WRITTEN TASK: Narrow the data below down to the lines containing "this".

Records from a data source
(begin)
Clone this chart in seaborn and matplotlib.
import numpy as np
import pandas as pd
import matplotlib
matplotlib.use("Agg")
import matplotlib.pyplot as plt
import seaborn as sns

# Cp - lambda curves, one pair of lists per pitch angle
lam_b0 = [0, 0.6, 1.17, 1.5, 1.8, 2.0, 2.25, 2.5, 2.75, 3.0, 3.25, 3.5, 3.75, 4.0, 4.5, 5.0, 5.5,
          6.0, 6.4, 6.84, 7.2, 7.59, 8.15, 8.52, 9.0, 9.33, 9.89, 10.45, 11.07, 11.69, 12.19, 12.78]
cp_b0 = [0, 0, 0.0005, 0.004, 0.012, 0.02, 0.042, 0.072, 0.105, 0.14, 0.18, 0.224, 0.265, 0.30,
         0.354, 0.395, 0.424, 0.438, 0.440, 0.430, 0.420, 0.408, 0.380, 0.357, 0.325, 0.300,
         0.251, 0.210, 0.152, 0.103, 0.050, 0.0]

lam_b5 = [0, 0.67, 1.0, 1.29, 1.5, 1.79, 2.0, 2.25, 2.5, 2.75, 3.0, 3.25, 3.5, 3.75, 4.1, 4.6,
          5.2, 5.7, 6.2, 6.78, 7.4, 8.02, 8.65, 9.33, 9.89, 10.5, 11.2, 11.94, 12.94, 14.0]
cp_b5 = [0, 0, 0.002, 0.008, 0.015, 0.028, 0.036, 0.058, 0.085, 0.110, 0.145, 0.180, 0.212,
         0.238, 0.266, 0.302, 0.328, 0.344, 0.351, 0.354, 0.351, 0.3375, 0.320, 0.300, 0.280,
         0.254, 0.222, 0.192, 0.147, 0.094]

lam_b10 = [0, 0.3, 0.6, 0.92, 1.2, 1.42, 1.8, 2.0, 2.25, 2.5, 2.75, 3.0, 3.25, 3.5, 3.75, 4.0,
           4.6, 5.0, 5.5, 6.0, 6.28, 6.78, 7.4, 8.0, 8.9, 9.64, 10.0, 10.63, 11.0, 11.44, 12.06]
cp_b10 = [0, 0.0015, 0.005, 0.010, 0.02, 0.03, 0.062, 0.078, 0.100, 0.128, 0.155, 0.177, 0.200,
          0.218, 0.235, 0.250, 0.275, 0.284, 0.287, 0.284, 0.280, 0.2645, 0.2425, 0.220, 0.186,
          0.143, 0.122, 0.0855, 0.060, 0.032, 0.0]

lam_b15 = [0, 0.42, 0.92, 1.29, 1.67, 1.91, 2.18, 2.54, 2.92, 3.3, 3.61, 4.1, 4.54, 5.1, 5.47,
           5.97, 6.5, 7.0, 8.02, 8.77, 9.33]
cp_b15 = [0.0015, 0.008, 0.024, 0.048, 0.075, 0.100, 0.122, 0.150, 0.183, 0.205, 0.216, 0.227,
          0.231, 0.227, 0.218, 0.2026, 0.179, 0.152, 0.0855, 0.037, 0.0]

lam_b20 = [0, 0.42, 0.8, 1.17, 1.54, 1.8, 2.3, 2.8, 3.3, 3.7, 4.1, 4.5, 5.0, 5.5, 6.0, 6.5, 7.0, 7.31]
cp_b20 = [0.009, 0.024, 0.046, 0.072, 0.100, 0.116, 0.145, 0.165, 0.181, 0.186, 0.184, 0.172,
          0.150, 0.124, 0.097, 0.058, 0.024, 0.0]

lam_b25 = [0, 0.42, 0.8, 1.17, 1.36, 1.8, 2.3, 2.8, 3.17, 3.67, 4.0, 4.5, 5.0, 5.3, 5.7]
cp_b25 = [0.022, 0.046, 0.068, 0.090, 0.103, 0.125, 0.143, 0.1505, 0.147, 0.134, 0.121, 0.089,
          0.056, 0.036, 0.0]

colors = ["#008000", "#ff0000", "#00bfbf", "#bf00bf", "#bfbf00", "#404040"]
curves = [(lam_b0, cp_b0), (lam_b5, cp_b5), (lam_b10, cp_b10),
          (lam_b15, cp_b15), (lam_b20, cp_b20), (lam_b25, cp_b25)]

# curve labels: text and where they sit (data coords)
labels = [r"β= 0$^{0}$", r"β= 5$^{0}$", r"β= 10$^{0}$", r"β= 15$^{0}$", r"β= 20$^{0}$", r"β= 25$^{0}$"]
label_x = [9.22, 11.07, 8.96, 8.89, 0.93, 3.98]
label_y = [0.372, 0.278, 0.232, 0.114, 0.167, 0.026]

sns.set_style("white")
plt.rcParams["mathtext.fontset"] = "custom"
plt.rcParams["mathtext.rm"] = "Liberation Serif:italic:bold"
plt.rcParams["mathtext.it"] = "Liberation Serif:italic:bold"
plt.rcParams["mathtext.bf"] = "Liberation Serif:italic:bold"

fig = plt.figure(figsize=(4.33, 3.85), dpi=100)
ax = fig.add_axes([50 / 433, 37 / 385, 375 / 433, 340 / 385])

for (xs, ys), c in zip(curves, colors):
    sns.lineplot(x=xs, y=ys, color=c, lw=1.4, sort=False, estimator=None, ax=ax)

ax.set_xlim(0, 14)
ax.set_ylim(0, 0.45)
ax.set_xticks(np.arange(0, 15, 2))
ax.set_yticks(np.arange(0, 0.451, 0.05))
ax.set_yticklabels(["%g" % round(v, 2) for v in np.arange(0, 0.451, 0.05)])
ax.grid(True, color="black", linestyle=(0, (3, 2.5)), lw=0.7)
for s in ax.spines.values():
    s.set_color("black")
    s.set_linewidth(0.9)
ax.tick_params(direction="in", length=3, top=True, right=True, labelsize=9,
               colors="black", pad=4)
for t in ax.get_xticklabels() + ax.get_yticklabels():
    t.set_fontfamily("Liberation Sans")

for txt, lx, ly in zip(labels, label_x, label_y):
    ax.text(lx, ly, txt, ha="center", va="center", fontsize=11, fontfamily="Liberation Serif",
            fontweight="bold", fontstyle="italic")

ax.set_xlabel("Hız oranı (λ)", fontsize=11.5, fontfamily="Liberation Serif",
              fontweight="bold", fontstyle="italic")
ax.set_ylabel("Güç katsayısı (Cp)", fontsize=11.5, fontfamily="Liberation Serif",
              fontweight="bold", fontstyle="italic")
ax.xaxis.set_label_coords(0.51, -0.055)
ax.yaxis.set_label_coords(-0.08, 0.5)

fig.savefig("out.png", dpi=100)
(end)
(begin)
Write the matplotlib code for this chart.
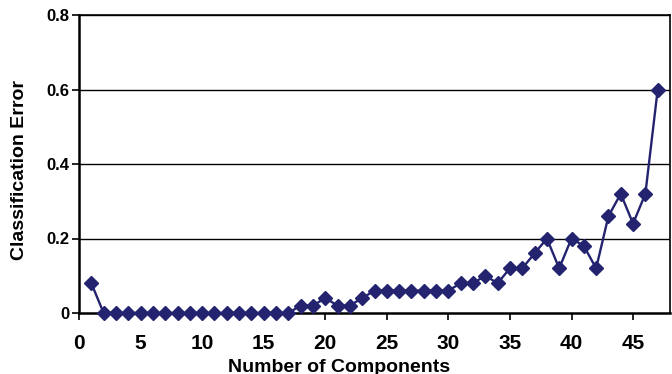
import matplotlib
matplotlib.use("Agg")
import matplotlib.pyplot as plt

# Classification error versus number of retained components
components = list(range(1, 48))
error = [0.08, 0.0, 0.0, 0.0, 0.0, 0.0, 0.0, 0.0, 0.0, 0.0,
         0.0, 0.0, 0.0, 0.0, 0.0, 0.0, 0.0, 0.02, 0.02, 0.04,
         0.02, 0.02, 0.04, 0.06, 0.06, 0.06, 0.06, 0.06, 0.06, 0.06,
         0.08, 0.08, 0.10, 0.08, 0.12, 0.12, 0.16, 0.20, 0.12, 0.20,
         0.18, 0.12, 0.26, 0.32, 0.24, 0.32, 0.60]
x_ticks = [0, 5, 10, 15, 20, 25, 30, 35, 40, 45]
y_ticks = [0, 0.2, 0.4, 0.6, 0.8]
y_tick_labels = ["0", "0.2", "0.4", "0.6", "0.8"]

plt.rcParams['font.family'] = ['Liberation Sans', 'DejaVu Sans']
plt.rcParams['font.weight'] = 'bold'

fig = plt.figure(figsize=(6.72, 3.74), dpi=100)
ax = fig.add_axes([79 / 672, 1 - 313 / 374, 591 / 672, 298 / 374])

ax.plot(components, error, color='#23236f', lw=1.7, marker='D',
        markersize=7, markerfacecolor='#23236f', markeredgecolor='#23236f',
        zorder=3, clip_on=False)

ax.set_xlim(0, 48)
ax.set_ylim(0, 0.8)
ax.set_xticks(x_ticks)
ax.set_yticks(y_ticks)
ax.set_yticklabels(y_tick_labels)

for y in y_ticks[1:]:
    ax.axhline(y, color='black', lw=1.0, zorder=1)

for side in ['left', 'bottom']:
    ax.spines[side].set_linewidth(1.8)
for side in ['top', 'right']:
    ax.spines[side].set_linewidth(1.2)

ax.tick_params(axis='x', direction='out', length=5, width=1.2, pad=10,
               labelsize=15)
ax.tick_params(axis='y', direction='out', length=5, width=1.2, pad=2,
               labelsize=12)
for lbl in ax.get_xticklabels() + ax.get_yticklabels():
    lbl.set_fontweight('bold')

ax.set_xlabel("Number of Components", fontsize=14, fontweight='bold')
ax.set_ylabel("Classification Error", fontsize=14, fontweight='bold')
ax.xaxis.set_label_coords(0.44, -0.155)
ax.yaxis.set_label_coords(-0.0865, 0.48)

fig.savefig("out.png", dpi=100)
(end)
ANSWER FOR THE TASK:
Clone this chart in seaborn and matplotlib.
Write the matplotlib code for this chart.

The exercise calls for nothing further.